Kevin looked toward the front door, and Sydney could see the longing on the young man's face. "I..." He swallowed hard. "I always wanted to know what it was like to jog..."

"So go, then!" Sydney urged then, waving in the direction of the door and sitting back in his comfortable chair with a relaxing sigh. "Enjoy yourself." He smiled at the young man. "You've earned it."

"Thanks, Sydney," the young man said with a cautious smile of anticipation on his face, and then stood and walked out of the room towards the front door with the beginnings of a spring in his step.

Sydney watched Kevin's exit with a combination of amusement and concern. So THIS was the kind of shy naivete that Jarod had had to go through immediately after his escape. Granted that Kevin's social skills were far more lacking than Jarod's had been, still Sydney could see the way the hugeness of the world outside was intimidating and yet enticing to the formerly sequestered young man. It was just as well, he decided, that THIS Pretender had landed on the 'outside' amid a whole cloud of people around him who not only were his friends by default but who understood him a bit and could hopefully shepherd him safely into a more confident approach to his new freedom.

He stood carefully and then made his way to the window to watch as Sam and Davy both greeted Kevin with gusto, Debbie with a little chagrined shyness after her faux pas. It wasn't long, however, before the quartet trotted off across the lawn - Sam and Davy in the lead with Kevin keeping pace with Debbie. Sydney smiled.
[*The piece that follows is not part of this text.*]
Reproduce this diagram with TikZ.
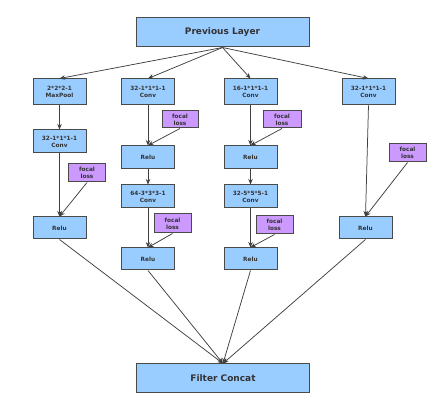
\documentclass[tikz,border=0pt]{standalone}
\usepackage{fontspec}
\setmainfont{DejaVu Sans}
\usetikzlibrary{arrows.meta}
\definecolor{boxblue}{HTML}{99CCFF}
\definecolor{boxpurple}{HTML}{CC99FF}
\definecolor{edgegray}{HTML}{4A4A4A}
\definecolor{txtgray}{HTML}{333333}
\begin{document}
\begin{tikzpicture}[x=1pt,y=-1pt,
  blk/.style={draw=edgegray,line width=1pt,fill=boxblue,minimum width=53pt,minimum height=23pt,inner sep=0pt,align=center,font=\fontsize{5.8}{6.8}\selectfont\bfseries,text=txtgray},
  big/.style={blk,minimum width=173pt,minimum height=29pt,font=\fontsize{9}{10}\selectfont\bfseries},
  fl/.style={draw=edgegray,line width=1pt,fill=boxpurple,minimum width=37pt,minimum height=18pt,inner sep=0pt,align=center,font=\fontsize{5.8}{6.8}\selectfont\bfseries,text=txtgray},
  arr/.style={draw=black!75,line width=0.75pt,-{Stealth[length=5.5pt,width=4.5pt]}}]
\useasboundingbox (0,0) rectangle (437,419);
\node[big] (prev) at (222.5,32.5) {Previous Layer};
\node[big] (concat) at (223,378.5) {Filter Concat};
% column 1
\node[blk,minimum height=26pt] (a1) at (59.5,92) {2*2*2-1\\MaxPool};
\node[blk] (a2) at (59.5,141.5) {32-1*1*1-1\\Conv};
\node[fl] (af) at (87,173) {focal\\loss};
\node[blk,minimum height=22pt] (a3) at (59.5,228) {Relu};
% column 2
\node[blk,minimum height=26pt] (b1) at (148,92) {32-1*1*1-1\\Conv};
\node[fl,minimum width=36pt,minimum height=17pt] (bf1) at (180,119.5) {focal\\loss};
\node[blk] (b2) at (148,157.5) {Relu};
\node[blk] (b3) at (148,196.5) {64-3*3*3-1\\Conv};
\node[fl,minimum height=19pt] (bf2) at (172.5,223.5) {focal\\loss};
\node[blk,minimum height=22pt] (b4) at (148,259) {Relu};
% column 3
\node[blk,minimum height=26pt] (c1) at (250.5,92) {16-1*1*1-1\\Conv};
\node[fl,minimum width=38pt,minimum height=17pt] (cf1) at (282,119.5) {focal\\loss};
\node[blk] (c2) at (250.5,157.5) {Relu};
\node[blk] (c3) at (250.5,196.5) {32-5*5*5-1\\Conv};
\node[fl] (cf2) at (274.5,225) {focal\\loss};
\node[blk,minimum height=22pt] (c4) at (250.5,259) {Relu};
% column 4
\node[blk,minimum height=26pt] (d1) at (368.5,92) {32-1*1*1-1\\Conv};
\node[fl] (df) at (407.5,153) {focal\\loss};
\node[blk,minimum height=22pt] (d2) at (365.5,228) {Relu};
% connectors
\foreach \t in {a1,b1,c1,d1} \draw[arr] (prev.south) -- (\t.north);
\draw[arr] (a1) -- (a2);
\draw[arr] (a2) -- (a3);
\draw[arr] (af.south) -- (a3.north);
\draw[arr] (b1) -- (b2);
\draw[arr] (bf1.south) -- (b2.north);
\draw[arr] (b2) -- (b3);
\draw[arr] (b3) -- (b4);
\draw[arr] (bf2.south) -- (b4.north);
\draw[arr] (c1) -- (c2);
\draw[arr] (cf1.south) -- (c2.north);
\draw[arr] (c2) -- (c3);
\draw[arr] (c3) -- (c4);
\draw[arr] (cf2.south) -- (c4.north);
\draw[arr] (d1.south) -- (d2.north);
\draw[arr] (df.south) -- (d2.north);
\foreach \s in {a3,b4,c4,d2} \draw[arr] (\s.south) -- (concat.north);
\end{tikzpicture}
\end{document}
This was EXACTLY what that young man needed.

He returned to his comfortable chair and reseated himself, pushed his glasses up on his face again, then, and returned to the current issue of Psychology Today and the article he'd been skimming.

~*~*~*~*~*~*~*~*

"Gomen nasai, [Please excuse me,] Tanaka-sama," Fujimori bowed deeply as he interrupted his boss' meditative gazing out the porthole of the Leer jet.

Tanaka bobbed his head in response, then aimed a cold ebony eye on his associate. "Yes?"

"I spoke to our contacts in New York City, and they will have a man meeting your criterion meet us at the airport there on our arrival. Ikeda-san reports that this man is very well known in certain circles as being a true artist." Fujimori was smiling. It wasn't often that arrangements for something this big could be put together with as few obstacles as he was meeting today.

"Good," ground out Tanaka, turning his eye back to the clouds below them. "I want this over NOW, and nothing less than complete success will be satsisfactory for anyone involved. Is that clear?"

"Hai!" Fujimori bowed deeply again and backed away, not sure whether to be excited or just a little apprehensive.

The only thing he DID know for sure was that the next day was going to be very interesting.